Prohibits individual Regents and University employees from accepting gifts of substantial value from a student enrolled in the University, from any person having business relations with the University, or on the basis of the Regent’s or employee’s position at the University.

D. Regents’ Bylaw 3.10 Ownership of Patents, Copyrights, Computer Software, Property Rights, and Other

Describes the general guidelines under which ownership for patents, copyrights, computer software, or property rights accrue to the University; to the inventor, author, or creator; or to the University and the inventor, author, or creator by agreement.

E. Regents’ Bylaw 5.12 Outside Employment

Governs permissible outside employment of full-time faculty members. The Bylaw states, “Each of the governing faculties of the University shall formulate for the guidance of its administrative officers such regulations, appropriate to the fields represented by it, as it may consider necessary to give effect to the general policy defined herein.”

The governing faculties of the University may formulate regulations appropriate to the fields those faculties represent to provide guidance to its administrative officers in the implementation of this policy.

F. Regents’ Bylaw 5.13 Governmental Activities

Describes University policy on University staff members’ holding public office (either elective or appointive).

III. University Standard Practice Guides (SPG)

A. SPG 201.23 Appointment of Relatives or Others with Close Personal or External Business Relationships; Procedures to Assure Equal Opportunity and to Avoid the Possibility of Favoritism (Nepotism)

Describes University policy on appointment of individuals with close personal or external business relationships and procedures to assure equal opportunity and to avoid the possibility of favoritism.

B. SPG 201.65-0 Employment Outside the University

Permits University employees “to be employed outside the University,” but provides that “the outside employment must not detract from the performance of the duties and responsibilities of the University position, nor may it create a conflict of interest. The use of official position and influence to further inappropriate personal gain or that of families or associates is considered to be unacceptable behavior and in direct opposition to University policy. In a community as diverse and complex as the University, there is always the possibility that the pursuit of individual interests may result in a conflict with those of the University. This places an important responsibility on faculty and staff to recognize potential conflicts and prevent them.

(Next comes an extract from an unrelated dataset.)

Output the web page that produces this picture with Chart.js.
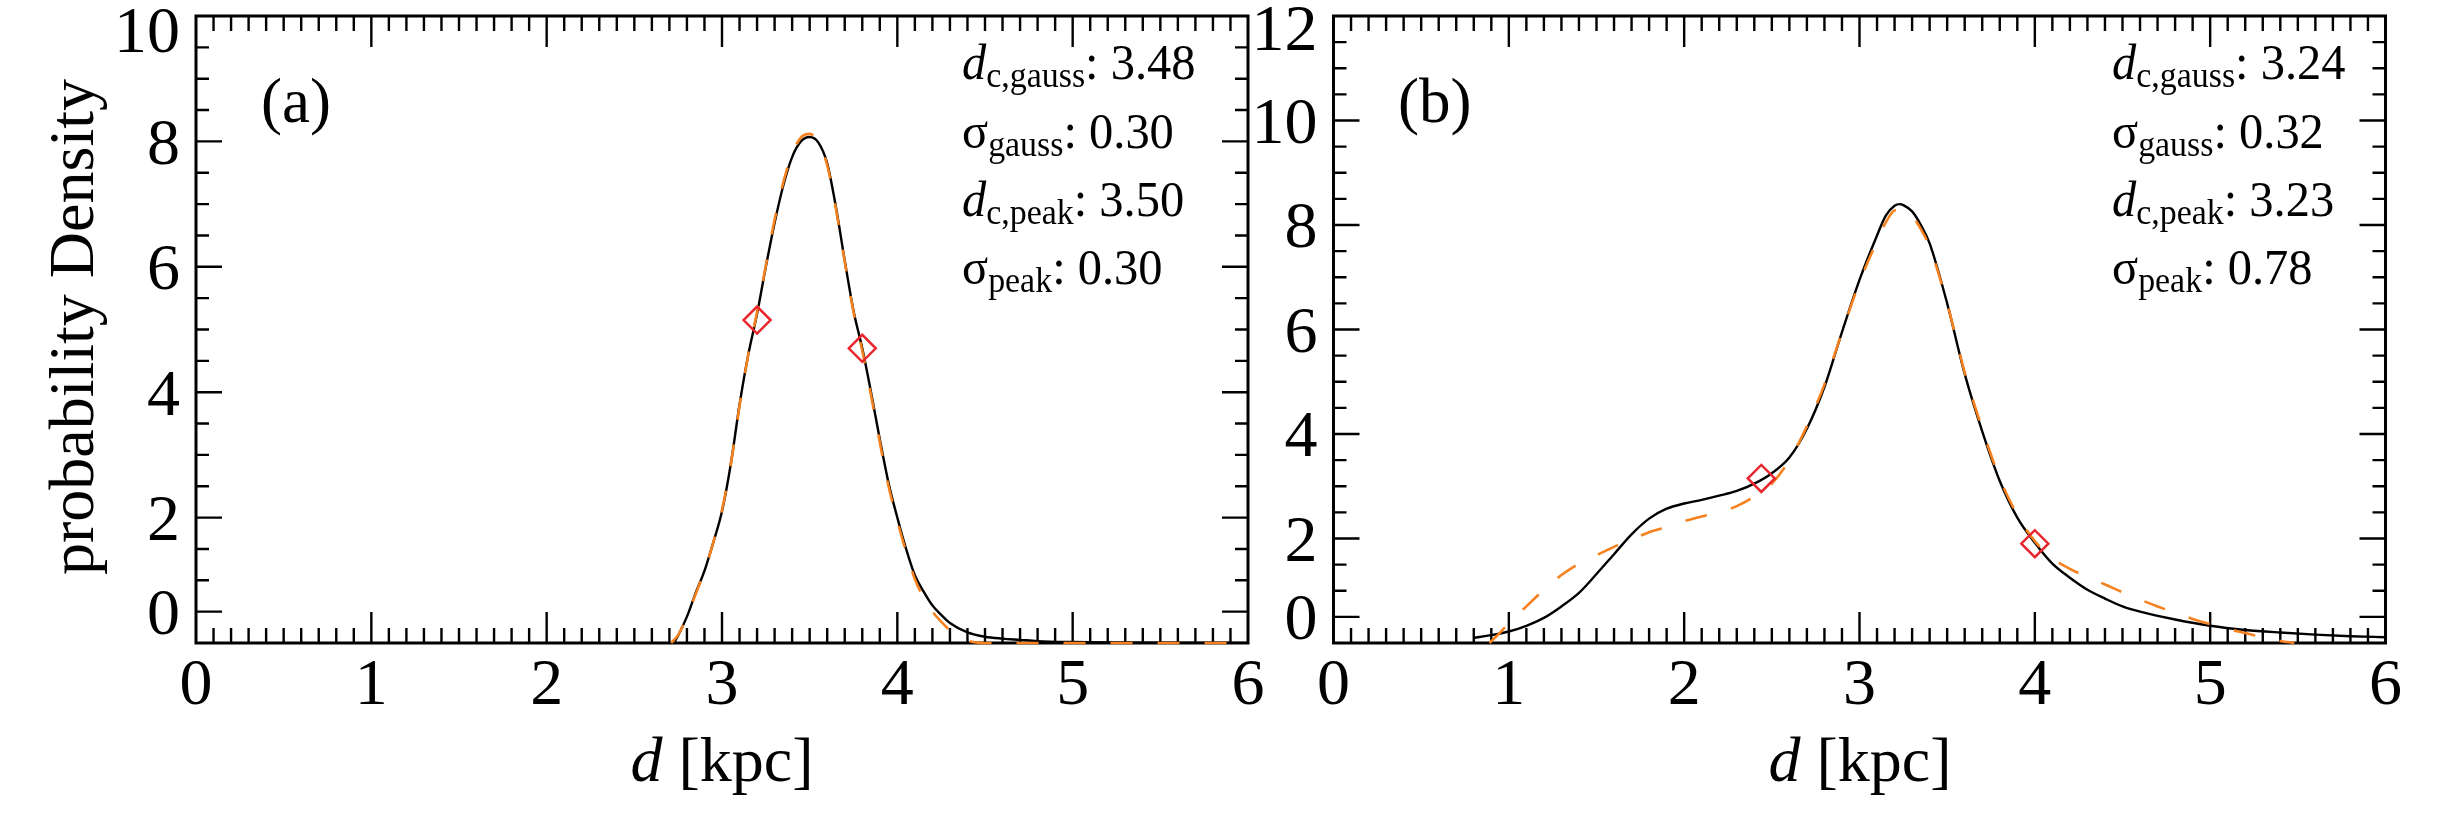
<!DOCTYPE html>
<html>
<head>
<meta charset="utf-8">
<script src="https://cdn.jsdelivr.net/npm/chart.js@4.4.1/dist/chart.umd.min.js"></script>
<style>
html, body { margin: 0; padding: 0; background: #fff; }
#wrap { position: relative; width: 2446px; height: 828px; overflow: hidden; font-family: "Liberation Serif", serif; color: #000; }
canvas { position: absolute; left: 0; top: 0; }
.lab { position: absolute; white-space: nowrap; line-height: 1; }
.note { font-size: 51px; transform: scaleX(0.95); transform-origin: 0 50%; }
.sb { font-size: 0.7em; position: relative; top: 0.22em; }
.xt { font-size: 64px; width: 400px; text-align: center; }
</style>
</head>
<body>
<div id="wrap">
  <canvas id="panelA" width="2446" height="828"></canvas>
  <canvas id="panelB" width="2446" height="828"></canvas>

  <div class="lab" id="ytitle" style="left:72px;top:327px;font-size:64px;transform:translate(-50%,-50%) rotate(-90deg);">probability Density</div>

  <div class="lab" style="left:261px;top:70px;font-size:63px;">(a)</div>
  <div class="lab" style="left:1398px;top:70px;font-size:63px;">(b)</div>

  <div class="lab note" style="left:962px;top:37px;"><i>d</i><span class="sb">c,gauss</span>: 3.48</div>
  <div class="lab note" style="left:962px;top:106px;">σ<span class="sb">gauss</span>: 0.30</div>
  <div class="lab note" style="left:962px;top:174px;"><i>d</i><span class="sb">c,peak</span>: 3.50</div>
  <div class="lab note" style="left:962px;top:242px;">σ<span class="sb">peak</span>: 0.30</div>

  <div class="lab note" style="left:2112px;top:37px;"><i>d</i><span class="sb">c,gauss</span>: 3.24</div>
  <div class="lab note" style="left:2112px;top:106px;">σ<span class="sb">gauss</span>: 0.32</div>
  <div class="lab note" style="left:2112px;top:174px;"><i>d</i><span class="sb">c,peak</span>: 3.23</div>
  <div class="lab note" style="left:2112px;top:242px;">σ<span class="sb">peak</span>: 0.78</div>

  <div class="lab xt" style="left:522px;top:728px;"><i>d</i> [kpc]</div>
  <div class="lab xt" style="left:1660px;top:728px;"><i>d</i> [kpc]</div>
</div>

<script>
// ---- panel (a) ----
const distA  = [2.73, 2.75, 2.80, 2.85, 2.90, 2.95, 3.00, 3.05, 3.10, 3.15, 3.20, 3.25, 3.30, 3.35, 3.40, 3.45, 3.50,
                3.55, 3.60, 3.65, 3.70, 3.75, 3.80, 3.85, 3.90, 3.95, 4.00, 4.05, 4.10, 4.15, 4.20, 4.25, 4.30,
                4.40, 4.50, 4.60, 4.70, 4.80, 5.00, 5.20, 5.50, 6.00];
const solidA = [0.02, 0.12, 0.42, 0.80, 1.15, 1.60, 2.10, 2.85, 3.80, 4.60, 5.25, 6.00, 6.70, 7.30, 7.75, 8.00, 8.07,
                7.98, 7.65, 6.95, 6.10, 5.30, 4.70, 4.00, 3.25, 2.55, 2.00, 1.50, 1.08, 0.82, 0.60, 0.45, 0.32,
                0.17, 0.10, 0.07, 0.05, 0.03, 0.015, 0.008, 0.004, 0.002];
const fitDistA = [2.71, 2.75, 2.80, 2.85, 2.90, 2.95, 3.00, 3.05, 3.10, 3.15, 3.20, 3.25, 3.30, 3.35, 3.40, 3.45, 3.50,
                  3.55, 3.60, 3.65, 3.70, 3.75, 3.80, 3.85, 3.90, 3.95, 4.00, 4.05, 4.10, 4.15, 4.20, 4.25, 4.30,
                  4.35, 4.40, 4.45, 4.50, 6.00];
const fitA     = [0.00, 0.13, 0.42, 0.78, 1.15, 1.60, 2.12, 2.85, 3.78, 4.60, 5.28, 6.02, 6.75, 7.35, 7.80, 8.06, 8.12,
                  7.98, 7.62, 6.92, 6.08, 5.28, 4.66, 3.95, 3.20, 2.50, 1.95, 1.45, 1.02, 0.72, 0.50, 0.34, 0.20,
                  0.10, 0.04, 0.01, 0.00, 0.00];
const markDistA = [3.20, 3.80];
const markA     = [5.15, 4.70];

// ---- panel (b) ----
const distB  = [0.80, 0.90, 1.00, 1.10, 1.20, 1.30, 1.40, 1.50, 1.60, 1.70, 1.80, 1.90, 2.00, 2.10, 2.20, 2.30, 2.40,
                2.50, 2.60, 2.70, 2.80, 2.90, 3.00, 3.10, 3.15, 3.20, 3.23, 3.25, 3.30, 3.35, 3.40, 3.50, 3.60,
                3.70, 3.80, 3.90, 4.00, 4.10, 4.20, 4.30, 4.40, 4.50, 4.60, 4.80, 5.00, 5.20, 5.40, 5.60, 5.80, 6.00];
const solidB = [0.10, 0.15, 0.22, 0.33, 0.48, 0.70, 0.96, 1.32, 1.70, 2.08, 2.38, 2.57, 2.67, 2.74, 2.82, 2.91, 3.05,
                3.25, 3.55, 4.10, 4.90, 5.95, 6.95, 7.80, 8.18, 8.37, 8.40, 8.38, 8.26, 8.00, 7.65, 6.50, 5.15,
                4.05, 3.10, 2.40, 1.92, 1.52, 1.25, 1.02, 0.85, 0.70, 0.60, 0.45, 0.33, 0.25, 0.20, 0.16, 0.13, 0.11];
const fitDistB = [0.89, 0.95, 1.00, 1.10, 1.20, 1.30, 1.40, 1.50, 1.60, 1.70, 1.80, 1.90, 2.00, 2.10, 2.20, 2.30, 2.40,
                  2.50, 2.60, 2.70, 2.80, 2.90, 3.00, 3.10, 3.15, 3.20, 3.25, 3.30, 3.35, 3.40, 3.50, 3.60, 3.70,
                  3.80, 3.90, 4.00, 4.10, 4.20, 4.30, 4.40, 4.50, 4.60, 4.70, 4.80, 4.90, 5.00, 5.10, 5.20, 5.30,
                  5.40, 5.48];
const fitB     = [0.00, 0.20, 0.38, 0.70, 1.02, 1.30, 1.52, 1.68, 1.84, 1.98, 2.12, 2.22, 2.33, 2.42, 2.50, 2.62, 2.80,
                  3.05, 3.50, 4.15, 4.95, 5.95, 6.90, 7.70, 8.05, 8.28, 8.30, 8.18, 7.92, 7.58, 6.50, 5.18, 4.10,
                  3.15, 2.45, 1.95, 1.62, 1.42, 1.26, 1.12, 0.97, 0.83, 0.70, 0.58, 0.46, 0.36, 0.27, 0.19, 0.11,
                  0.04, 0.00];
const markDistB = [2.44, 4.00];
const markB     = [3.15, 1.90];

// ---- axes ----
const xTickVals   = [0, 1, 2, 3, 4, 5, 6];
// long ticks on the y axes; the top label sits a little inside the frame
const yMajorA     = [0.5, 2, 4, 6, 8];
const yLabelPosA  = [0.5, 2, 4, 6, 8, 9.78];
const yLabelTextA = ['0', '2', '4', '6', '8', '10'];
const yMajorB     = [0.5, 2, 4, 6, 8, 10];
const yLabelPosB  = [0.5, 2, 4, 6, 8, 10, 11.78];
const yLabelTextB = ['0', '2', '4', '6', '8', '10', '12'];

Chart.defaults.font.family = '"Liberation Serif", serif';
Chart.defaults.color = '#000';

const pts = (xs, ys) => xs.map((x, i) => ({ x: x, y: ys[i] }));

// IDL style frame: box with inward major/minor ticks on all four sides
const boxTicks = {
    id: 'boxTicks',
    beforeDatasetsDraw(chart) {
        const { ctx, chartArea: a, scales: { x, y } } = chart;
        const o = chart.options.plugins.boxTicks;
        ctx.save();
        ctx.strokeStyle = '#000';
        ctx.lineWidth = 2.4;
        ctx.beginPath();
        const nx = Math.round((x.max - x.min) / o.xMinor);
        for (let i = 1; i < nx; i++) {
            const v = x.min + i * o.xMinor;
            const px = x.getPixelForValue(v);
            const L = xTickVals.some(t => Math.abs(t - v) < 1e-6) ? o.xMajorLen : o.xMinorLen;
            ctx.moveTo(px, a.bottom); ctx.lineTo(px, a.bottom - L);
            ctx.moveTo(px, a.top);    ctx.lineTo(px, a.top + L);
        }
        const ny = Math.round((y.max - y.min) / o.yMinor);
        for (let i = 1; i < ny; i++) {
            const v = y.min + i * o.yMinor;
            const py = y.getPixelForValue(v);
            const L = o.yMajor.some(t => Math.abs(t - v) < 1e-6) ? o.yMajorLen : o.yMinorLen;
            ctx.moveTo(a.left, py);  ctx.lineTo(a.left + L, py);
            ctx.moveTo(a.right, py); ctx.lineTo(a.right - L, py);
        }
        ctx.stroke();
        ctx.lineWidth = 3;
        ctx.strokeRect(a.left, a.top, a.right - a.left, a.bottom - a.top);
        ctx.restore();
    }
};

function makePanel(id, p) {
    return new Chart(document.getElementById(id), {
        type: 'line',
        data: {
            datasets: [
                {
                    data: pts(p.markX, p.markY),
                    showLine: false,
                    pointStyle: 'rectRot',
                    pointRadius: 13.5,
                    pointBorderWidth: 2.5,
                    pointBorderColor: '#e8262d',
                    pointBackgroundColor: 'rgba(0,0,0,0)'
                },
                {
                    data: pts(p.fitX, p.fitY),
                    borderColor: '#f5821f',
                    borderWidth: 2.6,
                    borderDash: [22, 25],
                    pointRadius: 0,
                    clip: 3,
                    cubicInterpolationMode: 'monotone'
                },
                {
                    data: pts(p.solX, p.solY),
                    borderColor: '#000',
                    borderWidth: 2.4,
                    pointRadius: 0,
                    clip: 3,
                    cubicInterpolationMode: 'monotone'
                }
            ]
        },
        options: {
            responsive: false,
            animation: false,
            events: [],
            layout: { padding: p.pad },
            plugins: {
                legend: { display: false },
                tooltip: { enabled: false },
                boxTicks: {
                    xMinor: 0.1, xMajorLen: 31, xMinorLen: 15,
                    yMinor: 0.5, yMajorLen: 26, yMinorLen: 13,
                    yMajor: p.yMajor
                }
            },
            scales: {
                x: {
                    type: 'linear', min: 0, max: 6,
                    grid: { display: false, drawTicks: false },
                    border: { display: false },
                    afterBuildTicks: s => { s.ticks = xTickVals.map(v => ({ value: v })); },
                    ticks: { font: { size: 66 }, color: '#000', padding: 4, maxRotation: 0, autoSkip: false },
                    afterFit: s => { s.height = 185; s.paddingLeft = 0; s.paddingRight = 0; }
                },
                y: {
                    type: 'linear', min: 0, max: p.yMax,
                    grid: { display: false, drawTicks: false },
                    border: { display: false },
                    afterBuildTicks: s => { s.ticks = p.yPos.map(v => ({ value: v })); },
                    ticks: {
                        font: { size: 66 }, color: '#000', padding: 16, autoSkip: false, labelOffset: 5,
                        callback: v => p.yText[p.yPos.indexOf(v)]
                    },
                    afterFit: s => { s.width = p.yWidth; s.paddingTop = 0; s.paddingBottom = 0; }
                }
            }
        },
        plugins: [boxTicks]
    });
}

makePanel('panelA', {
    solX: distA, solY: solidA, fitX: fitDistA, fitY: fitA, markX: markDistA, markY: markA,
    yMax: 10, yPos: yLabelPosA, yText: yLabelTextA, yMajor: yMajorA,
    yWidth: 196, pad: { left: 0, right: 1198, top: 12, bottom: 0 }
});
makePanel('panelB', {
    solX: distB, solY: solidB, fitX: fitDistB, fitY: fitB, markX: markDistB, markY: markB,
    yMax: 12, yPos: yLabelPosB, yText: yLabelTextB, yMajor: yMajorB,
    yWidth: 83.5, pad: { left: 1250, right: 60.5, top: 12, bottom: 0 }
});
</script>
</body>
</html>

C. SPG 201.85 Non-Appointment Related University Compensation

Governs payment of “special stipends,” which are defined as compensation to eligible University staff members who provide additional non-recurring services outside of their regular work schedule or assignment, the payment of honoraria, or the payment of moving and travel expenses in accordance with University policy, and generally limits dean or director approval of special stipends to no more than four days in any calendar month.

D. SPG 303.01 Implementation of Regents’ Policy Concerning Research Grants, Contracts, and Agreements

Establishes implementation SPG guidelines for the acceptability of restrictions on openness in research grants, contracts, and agreements. Faculty members and staff members must not enter into agreements that include a priori limitations on publications of research results, unless approved beforehand by the University. Project agreements that have publication restrictions that violate University policy are subject to the PAF-R process before they can be accepted (see

E. SPG 303.03 Policy Statement on the Integrity of Scholarship and Procedures for Investigating Allegations of Misconduct in the Pursuit of Scholarship and Research

Defines serious academic misconduct and establishes a procedure for investigating and reporting allegations of misconduct.

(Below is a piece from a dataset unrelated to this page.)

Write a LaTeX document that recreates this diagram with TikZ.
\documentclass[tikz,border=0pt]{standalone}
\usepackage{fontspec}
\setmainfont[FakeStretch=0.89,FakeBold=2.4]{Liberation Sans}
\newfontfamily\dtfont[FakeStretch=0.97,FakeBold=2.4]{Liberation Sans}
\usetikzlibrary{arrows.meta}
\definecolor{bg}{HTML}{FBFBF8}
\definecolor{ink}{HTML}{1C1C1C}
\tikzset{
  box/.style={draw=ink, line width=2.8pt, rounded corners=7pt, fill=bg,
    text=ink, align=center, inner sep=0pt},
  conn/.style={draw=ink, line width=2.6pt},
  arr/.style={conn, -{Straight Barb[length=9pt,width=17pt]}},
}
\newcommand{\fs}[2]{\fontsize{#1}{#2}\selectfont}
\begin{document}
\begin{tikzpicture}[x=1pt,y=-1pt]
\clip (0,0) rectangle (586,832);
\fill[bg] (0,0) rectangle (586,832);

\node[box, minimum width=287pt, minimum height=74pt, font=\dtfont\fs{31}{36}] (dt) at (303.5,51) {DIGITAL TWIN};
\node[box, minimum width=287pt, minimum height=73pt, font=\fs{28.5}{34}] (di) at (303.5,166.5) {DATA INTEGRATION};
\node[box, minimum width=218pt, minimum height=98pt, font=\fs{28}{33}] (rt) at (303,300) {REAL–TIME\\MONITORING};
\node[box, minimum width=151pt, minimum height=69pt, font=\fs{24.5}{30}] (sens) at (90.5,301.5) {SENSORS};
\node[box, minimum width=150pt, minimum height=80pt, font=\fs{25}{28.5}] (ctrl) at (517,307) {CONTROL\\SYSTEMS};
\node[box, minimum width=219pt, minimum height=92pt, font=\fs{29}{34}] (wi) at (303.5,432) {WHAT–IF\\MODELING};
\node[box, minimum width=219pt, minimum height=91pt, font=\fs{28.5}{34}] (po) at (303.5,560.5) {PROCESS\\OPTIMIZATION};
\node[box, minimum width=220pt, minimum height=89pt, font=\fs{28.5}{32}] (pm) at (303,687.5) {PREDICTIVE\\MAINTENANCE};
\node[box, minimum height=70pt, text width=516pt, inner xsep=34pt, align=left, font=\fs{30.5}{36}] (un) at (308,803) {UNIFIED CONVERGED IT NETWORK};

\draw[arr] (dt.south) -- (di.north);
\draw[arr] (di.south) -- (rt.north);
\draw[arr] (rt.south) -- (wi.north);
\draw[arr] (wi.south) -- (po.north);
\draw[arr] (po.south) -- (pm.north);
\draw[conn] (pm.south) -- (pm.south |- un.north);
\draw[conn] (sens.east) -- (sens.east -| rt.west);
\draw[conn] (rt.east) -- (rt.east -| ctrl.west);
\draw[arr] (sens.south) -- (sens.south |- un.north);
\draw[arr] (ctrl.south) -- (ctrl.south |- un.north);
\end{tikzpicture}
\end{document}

F. SPG 303.04 Revised Policy on Intellectual Properties: Including Their Disclosure, Commercialization, and Distribution of Revenues from Royalties and Sale of Equity Interests

Amplifies Regents’ Bylaw 3.10, which speaks to the objectives of the University’s technology transfer/intellectual property development activities. (See also Regents’ Bylaw 3.10 Ownership of Patents, Copyrights, Computer Software, Property Rights, and Other.)

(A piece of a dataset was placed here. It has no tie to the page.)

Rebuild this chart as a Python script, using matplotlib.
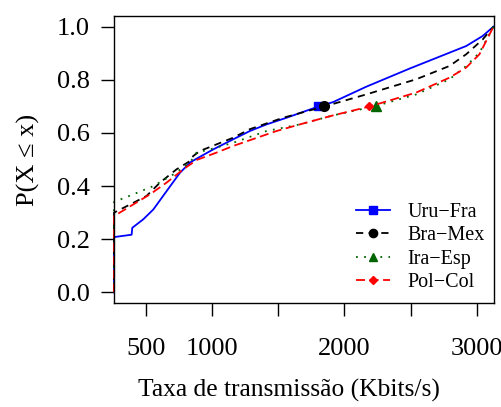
import matplotlib
matplotlib.use("Agg")
import matplotlib.pyplot as plt

plt.rcParams['font.family'] = ['Liberation Serif', 'DejaVu Serif']

# ECDF curves of the transmission rate (Kbits/s) for each match
uru_x = [261, 261, 394, 399, 482, 558, 658, 759, 834, 884, 1010, 1161, 1286, 1412,
         1563, 1802, 1915, 2166, 2492, 2794, 2920, 3045, 3126]
uru_y = [0.0, 0.208, 0.217, 0.243, 0.275, 0.312, 0.381, 0.45, 0.488, 0.503, 0.538,
         0.576, 0.607, 0.632, 0.657, 0.699, 0.716, 0.774, 0.842, 0.902, 0.927, 0.965, 1.0]

bra_x = [261, 261, 407, 507, 608, 733, 834, 859, 909, 1035, 1161, 1286, 1537,
         1844, 2166, 2543, 2794, 2920, 3045, 3126]
bra_y = [0.0, 0.30, 0.337, 0.363, 0.413, 0.463, 0.494, 0.513, 0.532, 0.557, 0.582,
         0.614, 0.657, 0.699, 0.745, 0.802, 0.852, 0.896, 0.952, 1.0]

ira_x = [261, 261, 407, 558, 709, 834, 884, 985, 1161, 1412, 1663, 1915,
         2236, 2543, 2794, 2920, 3020, 3126]
ira_y = [0.0, 0.34, 0.369, 0.40, 0.444, 0.488, 0.526, 0.538, 0.563, 0.607, 0.632,
         0.666, 0.701, 0.745, 0.802, 0.852, 0.902, 1.0]

pol_x = [261, 261, 407, 533, 658, 784, 884, 1035, 1161, 1487, 1663, 1915,
         2186, 2543, 2794, 2920, 3020, 3126]
pol_y = [0.0, 0.287, 0.331, 0.369, 0.413, 0.463, 0.498, 0.526, 0.551, 0.607, 0.632,
         0.666, 0.699, 0.752, 0.808, 0.846, 0.896, 1.0]

# one highlighted point per curve
mark_x = [1802, 1844, 2236, 2186]
mark_y = [0.70, 0.70, 0.70, 0.70]

labels = ['Uru\u2212Fra', 'Bra\u2212Mex', 'Ira\u2212Esp', 'Pol\u2212Col']
xticks = [500, 1000, 1500, 2000, 2500, 3000]
xticklabels = ['500', '1000', '', '2000', '', '3000']
yticks = [0.0, 0.2, 0.4, 0.6, 0.8, 1.0]

series = [
    (uru_x, uru_y, 'blue', '-', 's', 6),
    (bra_x, bra_y, 'black', (0, (4, 3)), 'o', 7),
    (ira_x, ira_y, '#006400', (0, (1, 3.5)), '^', 7),
    (pol_x, pol_y, 'red', (0, (5, 2.5)), 'D', 4.5),
]

fig = plt.figure(figsize=(5.02, 4.07), dpi=100)
ax = fig.add_axes([0.2271, 0.2555, 0.7570, 0.7052])

handles = []
for i, (xs, ys, col, ls, mk, ms) in enumerate(series):
    ax.plot(xs, ys, color=col, linestyle=ls, lw=1.3, clip_on=False)
    ax.plot(mark_x[i], mark_y[i], marker=mk, color=col, ms=ms, linestyle='none')
    h, = ax.plot([], [], color=col, linestyle=ls, lw=1.3, marker=mk, ms=ms * 0.85)
    handles.append(h)

ax.set_xlim(261, 3130)
ax.set_ylim(-0.04, 1.04)
ax.set_xticks(xticks)
ax.set_xticklabels(xticklabels)
ax.set_yticks(yticks)
ax.set_yticklabels(['%.1f' % v for v in yticks])
ax.tick_params(direction='out', length=9.5, width=1, labelsize=19)
ax.tick_params(axis='x', pad=16)
ax.tick_params(axis='y', pad=8)
for s in ax.spines.values():
    s.set_linewidth(1)

ax.set_xlabel('Taxa de transmissão (Kbits/s)', fontsize=18.4)
ax.xaxis.set_label_coords(0.46, -0.265)
ax.set_ylabel('P(X ≤ x)', fontsize=19, labelpad=12)

ax.legend(handles, labels, loc='upper left', bbox_to_anchor=(0.61, 0.385),
          frameon=False, fontsize=14.5, handlelength=1.7, handletextpad=0.85,
          labelspacing=0.22, borderpad=0, numpoints=1)

fig.savefig('out.png', dpi=100)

G. SPG 507.01 General Policy and Procedures [Issued by Purchasing]

Explains the responsibility of each member of the University staff and of the Purchasing Department to ensure that the University does not knowingly enter into a purchase commitment that could result in a conflict of interest. See Section IV, “Ethics, Confidentiality, and Conflict of Interest.”

H. SPG 520.01 Acquisition, Use and Disposition of Property (Exclusive of Real Property) [Issued by Property Control Office]

Prohibits use of property acquired by and used in the University for University-supported activities for personal, for-profit activities or illegal activities.

I. SPG 601.28 Ownership of Copyrighted Works Created at or in Affiliation with the University of Michigan

Copyright includes a bundle of rights—including rights to ownership, reproduction or copying, preparation of derivative works, distribution, public display, and public performance. This policy sets forth general principles regarding this bundle of rights in the University context.

IV. Sponsored Projects Policies

Conflicts of Interest in Sponsored Projects and Technology Transfer

When a faculty researcher on a proposed sponsored project, a member of his or her immediate family, or any key investigator has a significant financial or management interest in a sponsored project, he or she must process a disclosure using the M-Inform disclosure system on Wolverine Access. Learn more about the outsider interest disclosure process at

When technology transfer is involved, the faculty researcher must file a disclosure with the Office of Technology Transfer at the time a licensee is identified. Designated faculty committees review such disclosures to determine whether a conflict of interest exists and, if so, whether the conflict of interest can be managed. The committees develop conflict of interest management plans and recommend Regental action when required. The disclosure form and the policy itself are available on the UM Research web site. School and college policies may also require additional disclosures.